"We should not move toward colour-blindness as an American ideal, we should move toward colour-consciousness, which allows us to talk about race in a way that makes it complex, serious, nuanced, and something that we all want to talk about instead of something that makes us defensive and uncomfortable." - Diane Harriford
I was talking this evening with a little caucasian girl who had been walking through Point Douglas with myself and some others, inviting people from the predominantly Aboriginal community to a barbecue. I asked if she had the opportunity to get to know anyone a little better.
"Yeah!" she said. "I saw Zoe" (a child about her age whom both of us know). I nodded, and she went on, trying to describe the girl to ensure we were on the same page, "You know... the brown-ish one." It was said with matter-of-fact respect, a hint of appreciation, and no trace of prejudice.
"Aw, Zoe... I wish I had seen her too. I really like her," I said.
"Yeah. I like her too." was her quiet reply. We sat in silence for a moment, thinking fondly about our mutual 'brown-ish' 9 year-old friend.
I'm not brown-ish. Sometimes I wish I was. Because sometimes I cringe when I see my reflection in the mirror - when I recognize my part in perpetuating injustice. We must not - indeed we cannot (though we try very hard to pretend to) - blind ourselves to colour. Sometimes it is only the children who are honest enough to admit that they notice... we need to allow them to remind us how to be appreciative of difference instead of afraid of offending.

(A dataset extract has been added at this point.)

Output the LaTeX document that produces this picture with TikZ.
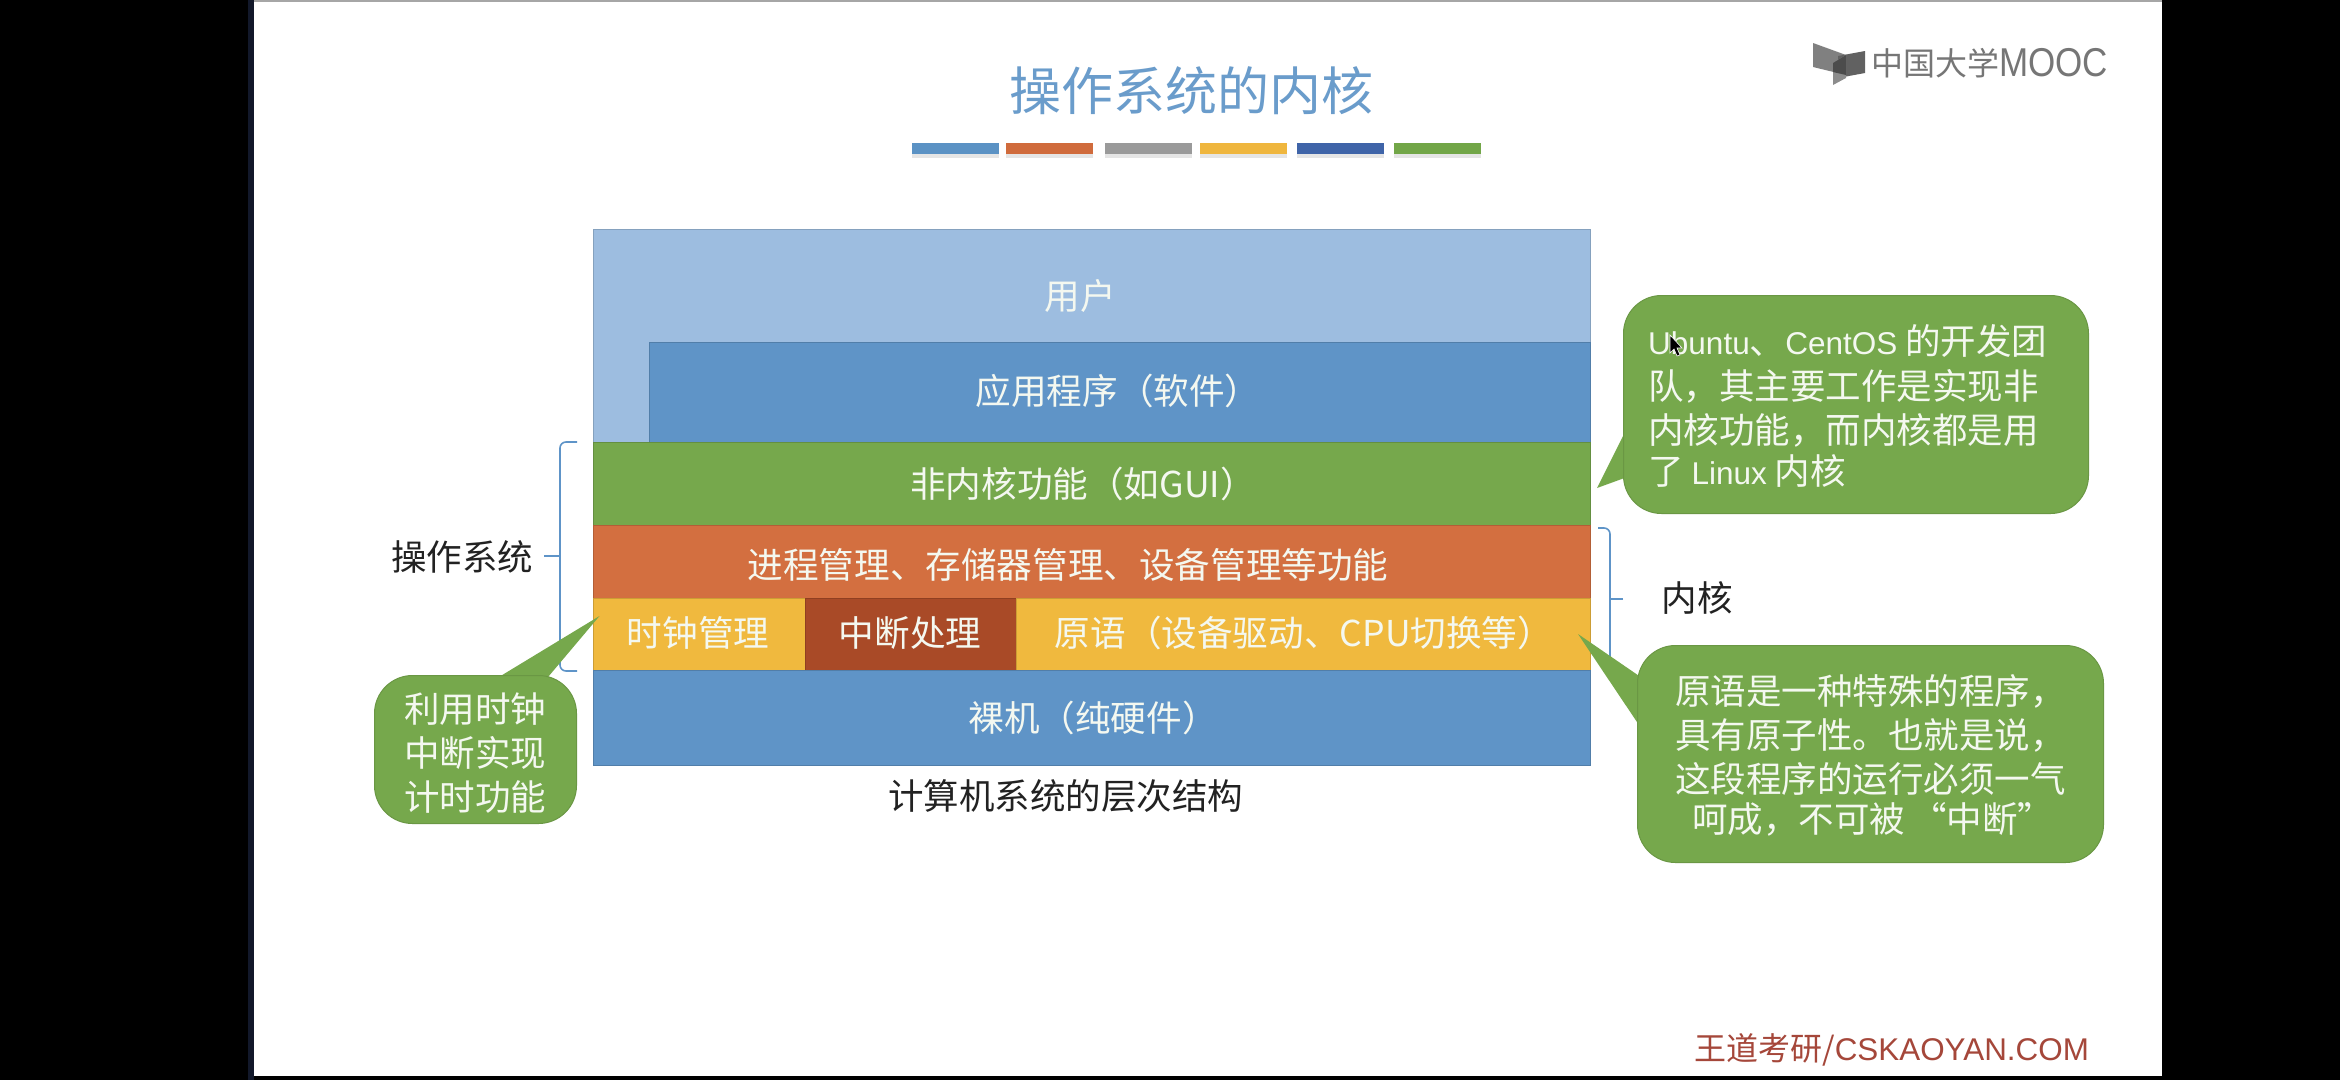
\documentclass[tikz,border=0pt]{standalone}
\usepackage{fontspec}
\setmainfont{Noto Sans CJK SC}
\newfontfamily\footfont{Liberation Sans}
\definecolor{userblue}{HTML}{9DBDE0}
\definecolor{appblue}{HTML}{5F94C7}
\definecolor{kgreen}{HTML}{76A84C}
\definecolor{korange}{HTML}{D36F40}
\definecolor{kyellow}{HTML}{F0B93E}
\definecolor{kbrown}{HTML}{A94A27}
\definecolor{titleblue}{HTML}{6A9CCB}
\definecolor{bracecol}{HTML}{5E94C8}
\definecolor{inktext}{HTML}{222222}
\definecolor{softwhite}{HTML}{F4F8F0}
\definecolor{footred}{HTML}{A5473A}
\definecolor{logogray}{HTML}{767676}
\definecolor{slidenavy}{HTML}{12182A}
\definecolor{barblue}{HTML}{5B92C4}
\definecolor{barorange}{HTML}{D06B3C}
\definecolor{bargray}{HTML}{9A9A9A}
\definecolor{baryellow}{HTML}{EFB63E}
\definecolor{barnavy}{HTML}{3F64A8}
\definecolor{bargreen}{HTML}{72A648}
\newcommand{\fs}[2]{\fontsize{#1}{#2}\selectfont}
\tikzset{
  layer/.style={rectangle,anchor=north west,inner sep=0pt,draw=#1!85!black,fill=#1,line width=1pt},
  ontext/.style={text=softwhite,inner sep=0pt,font=\fs{35.6}{44}},
  blacktext/.style={text=inktext,inner sep=0pt,font=\fs{35.5}{44}},
  bubble/.style={rectangle,anchor=north west,inner sep=0pt,rounded corners=38pt,fill=kgreen,draw=kgreen!90!black,line width=1pt},
  tail/.style={fill=kgreen},
  bubbletext/.style={text=softwhite,inner sep=0pt,anchor=north west,align=left,font=\fs{35.5}{43.7}},
  bracket/.style={draw=bracecol,line width=1.6pt,rounded corners=6pt},
  tick/.style={draw=bracecol,line width=1.6pt},
  deco/.style={rectangle,anchor=north west,inner sep=0pt,minimum height=11pt,minimum width=87pt,fill=#1},
  decoshadow/.style={rectangle,anchor=north west,inner sep=0pt,minimum height=11pt,minimum width=87pt,fill=black,fill opacity=0.10},
}
\begin{document}
\begin{tikzpicture}[x=1pt,y=-1pt]
\useasboundingbox (0,0) rectangle (2340,1080);
% screen and slide
\fill[black] (0,0) rectangle (2340,1080);
\fill[slidenavy] (248,0) rectangle (254,1080);
\fill[white] (254,2) rectangle (2162,1076);
\fill[black!35] (254,0) rectangle (2162,2);
% title
\node[text=titleblue,inner sep=0pt,font=\fs{52}{60}] (title) at (1191,91) {操作系统的内核};
% decorative bars
\foreach \n/\x/\c in {a/912/barblue,b/1006/barorange,c/1105/bargray,d/1200/baryellow,e/1297/barnavy,f/1394/bargreen}{
  \node[decoshadow] (shadow\n) at (\x,147) {};
  \node[deco=\c] (bar\n) at (\x,143) {};
}
% logo
\fill[black!50] (1813,43) -- (1846,55) -- (1846,75) -- (1813,67) -- cycle;
\fill[black!62] (1838,56) -- (1865,51) -- (1865,73) -- (1838,78) -- cycle;
\fill[black!45] (1833,63) -- (1846,55) -- (1846,78) -- (1833,85) -- cycle;
\fill[black!70] (1833,63) -- (1846,55) -- (1846,75) -- (1833,72) -- cycle;
\node[text=logogray,inner sep=0pt,anchor=west,font=\fs{32}{36}] (logo) at (1871,63) {中国大学\raisebox{-1pt}{\scalebox{1}[1.15]{\footfont\fontsize{35}{36}\selectfont MOOC}}};
% layers
\node[layer=userblue,minimum width=997pt,minimum height=213pt] (user) at (593,229) {};
\node[layer=appblue,minimum width=941pt,minimum height=100pt] (app) at (649,342) {};
\node[layer=kgreen,minimum width=997pt,minimum height=83pt] (nonkernel) at (593,442) {};
\node[layer=korange,minimum width=997pt,minimum height=73pt] (mgmt) at (593,525) {};
\node[layer=kyellow,minimum width=212pt,minimum height=72pt] (clock) at (593,598) {};
\node[layer=kbrown,minimum width=211pt,minimum height=72pt] (irq) at (805,598) {};
\node[layer=kyellow,minimum width=574pt,minimum height=72pt] (prim) at (1016,598) {};
\node[layer=appblue,minimum width=997pt,minimum height=95pt] (bare) at (593,670) {};
% layer labels
\node[ontext] (userL) at (1080,296) {用户};
\node[ontext] (appL) at (1118,391) {应用程序（软件）};
\node[ontext] (nonkernelL) at (1083,484) {非内核功能（如GUI）};
\node[ontext] (mgmtL) at (1068,565) {进程管理、存储器管理、设备管理等功能};
\node[ontext] (clockL) at (698,633) {时钟管理};
\node[ontext] (irqL) at (910,633) {中断处理};
\node[ontext] (primL) at (1304,633) {原语（设备驱动、CPU切换等）};
\node[ontext] (bareL) at (1093,718) {裸机（纯硬件）};
\node[blacktext] (caption) at (1065.5,796) {计算机系统的层次结构};
% brackets
\coordinate (osTop) at (577,442);
\coordinate (osBot) at (577,671);
\coordinate (osTick) at (544,556);
\coordinate (kTop) at (1598,528);
\coordinate (kBot) at (1603,671);
\coordinate (kTick) at (1623,599);
\draw[bracket] (osTop) -- (560,442) -- (560,671) -- (osBot);
\draw[tick] (osTick) -- (560,556);
\draw[bracket] (kTop) -- (1610,528) -- (1610,671) -- (kBot);
\draw[tick] (kTick) -- (1610,599);
\node[blacktext] (osL) at (462,557) {操作系统};
\node[blacktext] (kernelL) at (1697,598) {内核};
% callout 1
\fill[tail] (1630,422) -- (1597,488) -- (1630,476) -- cycle;
\node[bubble,minimum width=465pt,minimum height=218pt] (c1) at (1623,295) {};
\node[bubbletext] (c1t) at (1648,324) {{\footfont\fontsize{31.5}{43.7}\selectfont Ubuntu}、{\footfont\fontsize{31.5}{43.7}\selectfont CentOS} 的开发团\\[2pt]队，其主要工作是实现非\\内核功能，而内核都是用\\[-3pt]了 {\footfont\fontsize{31.5}{43.7}\selectfont Linux} 内核};
% callout 2
\fill[tail] (494,680) -- (599.5,616) -- (545.5,680) -- cycle;
\node[bubble,minimum width=202pt,minimum height=148pt] (c2) at (374,675) {};
\node[bubbletext,align=center] (c2t) at (404,693) {利用时钟\\中断实现\\计时功能};
% callout 3
\fill[tail] (1645,680) -- (1578,634) -- (1645,734) -- cycle;
\node[bubble,minimum width=466pt,minimum height=217pt] (c3) at (1637,645) {};
\node[bubbletext] (c3t) at (1675,674) {原语是一种特殊的程序，\\[1pt]具有原子性。也就是说，\\这段程序的运行必须一气\\[-4pt]\hspace*{17pt}呵成，不可被\hspace{6pt}“中断”};
% mouse pointer
\fill[black,draw=white,line width=0.6pt] (1670,335) -- (1670,353) -- (1674,349) -- (1677,356) -- (1680,355) -- (1677,348) -- (1682,348) -- cycle;
% footer
\node[text=footred,inner sep=0pt,anchor=west,font=\fs{32}{38}] (footer) at (1694,1050) {王道考研/{\footfont\fontsize{31.4}{38}\selectfont CSKAOYAN.COM}};
\end{tikzpicture}
\end{document}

Insofar as past generations were indicted for discrimination through the use of annihilation, assimilation, and segregation, today's generation will be indicted for racial discrimination as we latently and overtly attempt to eradicate racial diversity by pretending or assuming its outdated irrelevance. Like trying to remove a scar with a potato peeler, we are only trying to convince ourselves that we are as virtuous as we desperately wish we were. We traded honesty for hegemony in hope that our memories would be erased; now we find ourselves stuck in our self-dug pit of shame, denial, and self-deception. Many times, I think that whitewashing, instead of being motivated by respect and appreciation for the oppressed persons, is driven by the compulsion of the oppressors to assuage their nagging sense of self-loathing.
"Woe to you, scribes and Pharisees, hypocrites! For you are like white-washed tombs, which outwardly appear beautiful, but within are full of dead people's bones and all uncleanness" (Matthew 23:27).
A coat of paint won't cover the stink; you can only kill a weed if you pull it out at the very root." (Jenni's paraphrase)
God, grant us the serenity to look in the mirror, accepting both the beauty and the blemishes in our history which we cannot change;
The courage to ask the elephant in the room for the first dance, resting in the tension between the apparent contradictions that are the epitome of paradox;
And the wisdom we need to proceed with humility, compassion, humour, and hope.